Fraternity goes to New Orleans for spring break trip

After spending less than a week in New Orleans, sophomore Alex Alderson already knows he will be returning in the near future and hopes to return annually.\nOver spring break, Alderson, the community service chair for his fraternity, Delta Kappa Epsilon, and his brothers, made a trip down to the areas devastated by Hurricane Katrina to help in the relief efforts.\n“It was my first time going to New Orleans and I really want to make this an annual thing,” Alderson said. “So much needs to be done there.
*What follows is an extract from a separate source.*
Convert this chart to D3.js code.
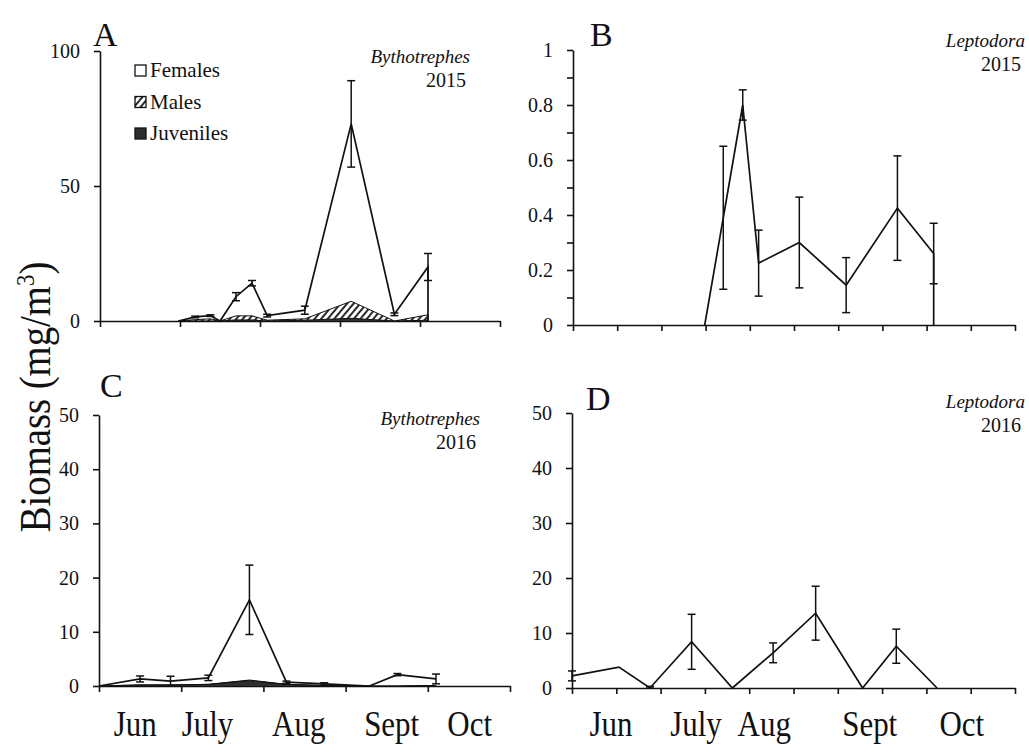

It’s a great city and I loved it. … Everybody is so nice and a bunch of volunteers had us over to their house for dinner.”\nThe fraternity came to campus in 2001, and as a smaller, lesser-known brotherhood, is currently working on community service efforts to “do something good,” Alderson said.\nBeacon of Hope was the volunteering organization working with the fraternity. \n“It just blew my mind how much destruction is still down there so long after (the hurricane) happened,” Alderson said. “It’s not really in anybody’s mind anymore, but whole neighborhoods are just wrecked and water lines have risen and receded.”\nMost of the volunteer work the fraternity aided in involved helping residential neighborhoods prepare houses for sale so money can be put back into the economy and rebuilding can continue.\nThe brothers removed rock and debris from lawns, in addition to painting over graffiti that was destroying part of the levee, said sophomore Andrew Herrick.\nHerrick and sophomore Vince Marshall, two brothers who went on the trip, plan to go back to New Orleans in the summer and continue to volunteer.\n“It’s just crazy,” Herrick said. “Some parts of the neighborhood we were in had houses that were built up beautifully, but the house next door would be overgrown with weeds with nothing done.” \nThe inconsistency in the subdivisions was one of the main things Herrick said he noticed.\n“Some people don’t have the funds to come back and rebuild their house, obviously that is a huge operation,” he said. “But so many houses in the neighborhoods had nothing done to them.” \nMarshall said lines were visible on the houses where the water had risen up to. \n“Some of the houses were completely gutted,” Marshall said. “We helped clean up the houses in the neighborhood the best we could.”